== SOURCE MATERIAL ==
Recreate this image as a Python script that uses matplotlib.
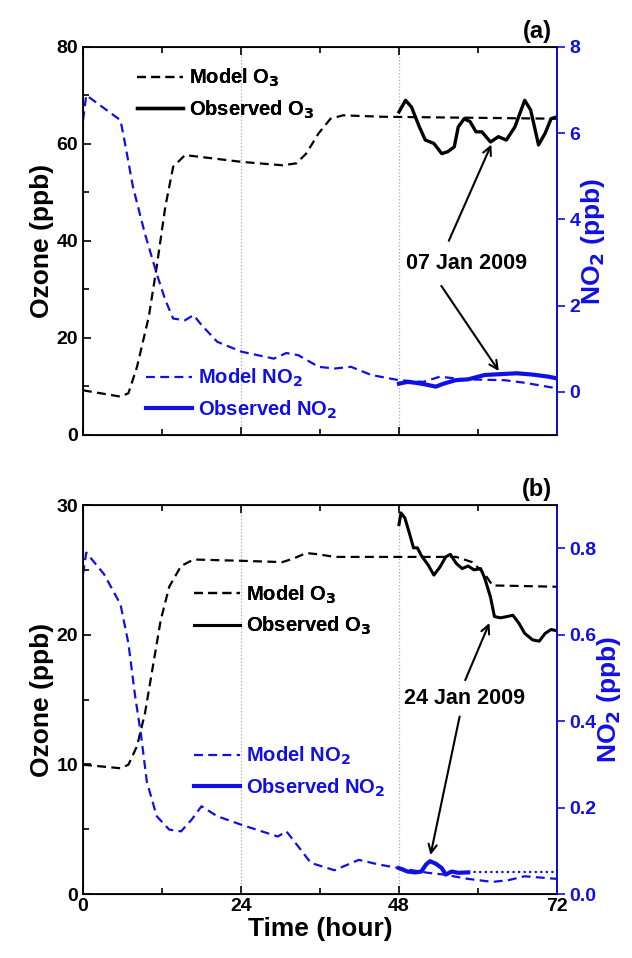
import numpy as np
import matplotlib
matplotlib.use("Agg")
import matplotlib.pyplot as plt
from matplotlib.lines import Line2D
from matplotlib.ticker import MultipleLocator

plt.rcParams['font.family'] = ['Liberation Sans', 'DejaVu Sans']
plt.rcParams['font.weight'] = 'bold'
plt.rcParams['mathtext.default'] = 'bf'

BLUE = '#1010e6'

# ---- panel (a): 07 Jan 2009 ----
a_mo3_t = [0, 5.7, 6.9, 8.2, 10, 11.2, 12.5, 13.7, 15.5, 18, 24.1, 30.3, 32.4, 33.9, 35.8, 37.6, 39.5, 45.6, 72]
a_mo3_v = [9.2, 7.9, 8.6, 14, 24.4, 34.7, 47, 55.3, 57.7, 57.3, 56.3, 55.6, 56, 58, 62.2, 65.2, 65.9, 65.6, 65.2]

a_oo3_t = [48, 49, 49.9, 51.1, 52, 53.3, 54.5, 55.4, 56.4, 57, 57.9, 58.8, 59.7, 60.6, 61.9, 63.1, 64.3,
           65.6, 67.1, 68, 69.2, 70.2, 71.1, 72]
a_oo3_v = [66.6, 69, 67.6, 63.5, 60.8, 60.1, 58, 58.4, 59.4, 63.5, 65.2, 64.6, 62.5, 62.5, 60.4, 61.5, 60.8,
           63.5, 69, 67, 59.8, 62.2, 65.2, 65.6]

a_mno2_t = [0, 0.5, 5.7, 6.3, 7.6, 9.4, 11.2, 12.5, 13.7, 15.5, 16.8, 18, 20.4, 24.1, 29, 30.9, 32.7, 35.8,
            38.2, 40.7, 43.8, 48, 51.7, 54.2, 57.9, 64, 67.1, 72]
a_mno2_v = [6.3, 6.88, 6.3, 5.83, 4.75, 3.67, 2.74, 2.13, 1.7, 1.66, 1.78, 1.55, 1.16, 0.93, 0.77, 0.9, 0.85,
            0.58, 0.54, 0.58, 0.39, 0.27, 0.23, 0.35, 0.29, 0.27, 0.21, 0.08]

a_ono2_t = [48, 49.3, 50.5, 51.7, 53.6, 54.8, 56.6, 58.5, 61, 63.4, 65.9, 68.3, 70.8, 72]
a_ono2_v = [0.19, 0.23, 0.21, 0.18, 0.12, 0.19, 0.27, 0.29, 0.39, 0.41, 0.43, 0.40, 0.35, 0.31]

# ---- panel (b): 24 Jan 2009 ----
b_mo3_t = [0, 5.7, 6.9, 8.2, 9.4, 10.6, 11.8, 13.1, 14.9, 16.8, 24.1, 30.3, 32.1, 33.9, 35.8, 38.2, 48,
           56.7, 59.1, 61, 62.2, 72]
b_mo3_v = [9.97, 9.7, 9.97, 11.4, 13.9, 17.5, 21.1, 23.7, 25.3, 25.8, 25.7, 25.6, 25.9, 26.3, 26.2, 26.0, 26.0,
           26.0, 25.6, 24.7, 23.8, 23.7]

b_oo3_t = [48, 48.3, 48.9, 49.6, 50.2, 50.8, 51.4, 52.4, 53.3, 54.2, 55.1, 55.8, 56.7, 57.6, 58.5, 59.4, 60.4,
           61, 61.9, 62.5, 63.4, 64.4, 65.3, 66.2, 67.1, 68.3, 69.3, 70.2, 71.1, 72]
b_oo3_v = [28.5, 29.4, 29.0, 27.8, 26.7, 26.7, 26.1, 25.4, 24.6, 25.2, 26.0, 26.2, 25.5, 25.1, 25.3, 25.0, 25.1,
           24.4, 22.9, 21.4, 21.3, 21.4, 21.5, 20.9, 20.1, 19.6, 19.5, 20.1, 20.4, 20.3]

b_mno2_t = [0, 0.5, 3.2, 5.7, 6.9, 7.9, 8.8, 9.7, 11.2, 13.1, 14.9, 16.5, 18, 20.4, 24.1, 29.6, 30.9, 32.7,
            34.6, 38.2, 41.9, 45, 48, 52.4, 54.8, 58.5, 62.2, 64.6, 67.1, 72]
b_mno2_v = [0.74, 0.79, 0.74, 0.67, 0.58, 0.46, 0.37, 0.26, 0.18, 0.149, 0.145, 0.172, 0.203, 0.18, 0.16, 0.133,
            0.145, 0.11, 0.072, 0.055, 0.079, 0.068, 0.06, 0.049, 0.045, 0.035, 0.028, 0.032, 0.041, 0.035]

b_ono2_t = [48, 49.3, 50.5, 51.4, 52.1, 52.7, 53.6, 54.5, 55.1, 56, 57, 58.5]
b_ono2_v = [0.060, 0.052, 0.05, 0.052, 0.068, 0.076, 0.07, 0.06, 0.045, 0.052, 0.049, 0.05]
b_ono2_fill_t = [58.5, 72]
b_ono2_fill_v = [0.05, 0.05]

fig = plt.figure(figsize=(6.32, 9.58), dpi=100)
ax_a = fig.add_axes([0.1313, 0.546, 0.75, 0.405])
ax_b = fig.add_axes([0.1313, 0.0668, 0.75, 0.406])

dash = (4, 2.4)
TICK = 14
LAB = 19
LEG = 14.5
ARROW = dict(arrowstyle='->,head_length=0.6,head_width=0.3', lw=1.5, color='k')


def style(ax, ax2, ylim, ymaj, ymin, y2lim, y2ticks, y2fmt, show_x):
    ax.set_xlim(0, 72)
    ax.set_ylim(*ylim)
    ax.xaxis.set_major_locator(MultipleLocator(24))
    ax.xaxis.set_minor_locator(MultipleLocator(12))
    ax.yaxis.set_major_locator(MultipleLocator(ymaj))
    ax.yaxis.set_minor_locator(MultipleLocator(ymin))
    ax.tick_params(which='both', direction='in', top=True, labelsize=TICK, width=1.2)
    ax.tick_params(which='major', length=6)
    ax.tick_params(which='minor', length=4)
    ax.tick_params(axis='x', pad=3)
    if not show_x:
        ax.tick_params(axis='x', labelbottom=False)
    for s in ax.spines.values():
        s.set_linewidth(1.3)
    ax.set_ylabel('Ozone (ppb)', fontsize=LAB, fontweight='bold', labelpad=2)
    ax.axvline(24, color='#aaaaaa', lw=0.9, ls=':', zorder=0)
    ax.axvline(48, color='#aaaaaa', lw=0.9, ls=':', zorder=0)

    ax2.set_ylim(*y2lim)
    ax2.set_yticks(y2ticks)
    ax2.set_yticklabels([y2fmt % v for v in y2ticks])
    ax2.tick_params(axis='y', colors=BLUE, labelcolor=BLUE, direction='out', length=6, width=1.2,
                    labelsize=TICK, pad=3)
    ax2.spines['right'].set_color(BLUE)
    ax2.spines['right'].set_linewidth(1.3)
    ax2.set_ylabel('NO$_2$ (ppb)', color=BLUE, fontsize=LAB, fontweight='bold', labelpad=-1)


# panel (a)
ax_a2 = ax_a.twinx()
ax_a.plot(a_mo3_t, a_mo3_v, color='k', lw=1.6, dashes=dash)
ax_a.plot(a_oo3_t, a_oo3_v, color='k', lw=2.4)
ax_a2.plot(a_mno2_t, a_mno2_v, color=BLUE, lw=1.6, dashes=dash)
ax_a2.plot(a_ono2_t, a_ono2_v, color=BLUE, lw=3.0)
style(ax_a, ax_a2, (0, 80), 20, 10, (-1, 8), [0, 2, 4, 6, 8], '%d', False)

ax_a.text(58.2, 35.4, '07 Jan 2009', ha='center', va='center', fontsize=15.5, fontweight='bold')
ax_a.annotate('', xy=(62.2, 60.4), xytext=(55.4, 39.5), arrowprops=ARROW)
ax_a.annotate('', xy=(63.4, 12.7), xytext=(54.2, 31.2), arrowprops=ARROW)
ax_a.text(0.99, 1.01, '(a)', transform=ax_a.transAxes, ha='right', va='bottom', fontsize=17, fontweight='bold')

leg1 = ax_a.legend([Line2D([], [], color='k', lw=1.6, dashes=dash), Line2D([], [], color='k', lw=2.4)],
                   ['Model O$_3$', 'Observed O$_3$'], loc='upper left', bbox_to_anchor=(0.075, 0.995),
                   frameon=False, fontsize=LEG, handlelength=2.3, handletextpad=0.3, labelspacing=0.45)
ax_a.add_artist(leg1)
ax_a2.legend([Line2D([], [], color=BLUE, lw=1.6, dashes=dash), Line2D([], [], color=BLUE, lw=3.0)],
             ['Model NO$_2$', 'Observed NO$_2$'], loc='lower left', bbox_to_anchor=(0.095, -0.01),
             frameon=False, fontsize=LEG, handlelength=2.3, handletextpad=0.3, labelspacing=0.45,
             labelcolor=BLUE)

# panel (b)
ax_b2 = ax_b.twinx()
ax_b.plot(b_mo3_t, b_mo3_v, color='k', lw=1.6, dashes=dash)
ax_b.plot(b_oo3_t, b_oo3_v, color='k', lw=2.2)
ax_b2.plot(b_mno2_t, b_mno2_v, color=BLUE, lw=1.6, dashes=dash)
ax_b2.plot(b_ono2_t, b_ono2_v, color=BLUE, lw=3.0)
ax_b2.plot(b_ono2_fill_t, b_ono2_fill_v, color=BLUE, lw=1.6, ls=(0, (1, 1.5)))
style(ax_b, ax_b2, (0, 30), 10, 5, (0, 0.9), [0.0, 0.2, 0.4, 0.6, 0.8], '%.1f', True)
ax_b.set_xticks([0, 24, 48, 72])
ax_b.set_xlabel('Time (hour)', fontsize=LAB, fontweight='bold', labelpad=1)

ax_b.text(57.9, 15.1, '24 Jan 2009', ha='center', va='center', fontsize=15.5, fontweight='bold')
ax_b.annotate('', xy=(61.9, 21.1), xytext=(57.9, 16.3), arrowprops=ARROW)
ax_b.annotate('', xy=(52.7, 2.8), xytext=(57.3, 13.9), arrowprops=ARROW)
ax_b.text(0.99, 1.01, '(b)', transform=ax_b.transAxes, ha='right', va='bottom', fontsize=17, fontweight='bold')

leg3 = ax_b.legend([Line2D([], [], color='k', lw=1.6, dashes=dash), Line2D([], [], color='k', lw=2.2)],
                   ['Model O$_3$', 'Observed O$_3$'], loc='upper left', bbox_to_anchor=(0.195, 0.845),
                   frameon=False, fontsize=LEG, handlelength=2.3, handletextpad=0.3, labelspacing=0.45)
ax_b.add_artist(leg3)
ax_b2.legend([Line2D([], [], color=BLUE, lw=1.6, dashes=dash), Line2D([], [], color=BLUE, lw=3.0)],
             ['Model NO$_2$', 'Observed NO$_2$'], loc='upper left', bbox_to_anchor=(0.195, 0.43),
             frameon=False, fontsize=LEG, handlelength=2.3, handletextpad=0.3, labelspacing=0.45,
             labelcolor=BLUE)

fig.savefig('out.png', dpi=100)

== BRIEF ==
Leave out the pictures, then repeat the listing above exactly from its first line to the line with "26.0, 25.6, 24.7, 23.8, 23.7]", inclusive.

== WRITTEN SOLUTION ==
Recreate this image as a Python script that uses matplotlib.
import numpy as np
import matplotlib
matplotlib.use("Agg")
import matplotlib.pyplot as plt
from matplotlib.lines import Line2D
from matplotlib.ticker import MultipleLocator

plt.rcParams['font.family'] = ['Liberation Sans', 'DejaVu Sans']
plt.rcParams['font.weight'] = 'bold'
plt.rcParams['mathtext.default'] = 'bf'

BLUE = '#1010e6'

# ---- panel (a): 07 Jan 2009 ----
a_mo3_t = [0, 5.7, 6.9, 8.2, 10, 11.2, 12.5, 13.7, 15.5, 18, 24.1, 30.3, 32.4, 33.9, 35.8, 37.6, 39.5, 45.6, 72]
a_mo3_v = [9.2, 7.9, 8.6, 14, 24.4, 34.7, 47, 55.3, 57.7, 57.3, 56.3, 55.6, 56, 58, 62.2, 65.2, 65.9, 65.6, 65.2]

a_oo3_t = [48, 49, 49.9, 51.1, 52, 53.3, 54.5, 55.4, 56.4, 57, 57.9, 58.8, 59.7, 60.6, 61.9, 63.1, 64.3,
           65.6, 67.1, 68, 69.2, 70.2, 71.1, 72]
a_oo3_v = [66.6, 69, 67.6, 63.5, 60.8, 60.1, 58, 58.4, 59.4, 63.5, 65.2, 64.6, 62.5, 62.5, 60.4, 61.5, 60.8,
           63.5, 69, 67, 59.8, 62.2, 65.2, 65.6]

a_mno2_t = [0, 0.5, 5.7, 6.3, 7.6, 9.4, 11.2, 12.5, 13.7, 15.5, 16.8, 18, 20.4, 24.1, 29, 30.9, 32.7, 35.8,
            38.2, 40.7, 43.8, 48, 51.7, 54.2, 57.9, 64, 67.1, 72]
a_mno2_v = [6.3, 6.88, 6.3, 5.83, 4.75, 3.67, 2.74, 2.13, 1.7, 1.66, 1.78, 1.55, 1.16, 0.93, 0.77, 0.9, 0.85,
            0.58, 0.54, 0.58, 0.39, 0.27, 0.23, 0.35, 0.29, 0.27, 0.21, 0.08]

a_ono2_t = [48, 49.3, 50.5, 51.7, 53.6, 54.8, 56.6, 58.5, 61, 63.4, 65.9, 68.3, 70.8, 72]
a_ono2_v = [0.19, 0.23, 0.21, 0.18, 0.12, 0.19, 0.27, 0.29, 0.39, 0.41, 0.43, 0.40, 0.35, 0.31]

# ---- panel (b): 24 Jan 2009 ----
b_mo3_t = [0, 5.7, 6.9, 8.2, 9.4, 10.6, 11.8, 13.1, 14.9, 16.8, 24.1, 30.3, 32.1, 33.9, 35.8, 38.2, 48,
           56.7, 59.1, 61, 62.2, 72]
b_mo3_v = [9.97, 9.7, 9.97, 11.4, 13.9, 17.5, 21.1, 23.7, 25.3, 25.8, 25.7, 25.6, 25.9, 26.3, 26.2, 26.0, 26.0,
           26.0, 25.6, 24.7, 23.8, 23.7]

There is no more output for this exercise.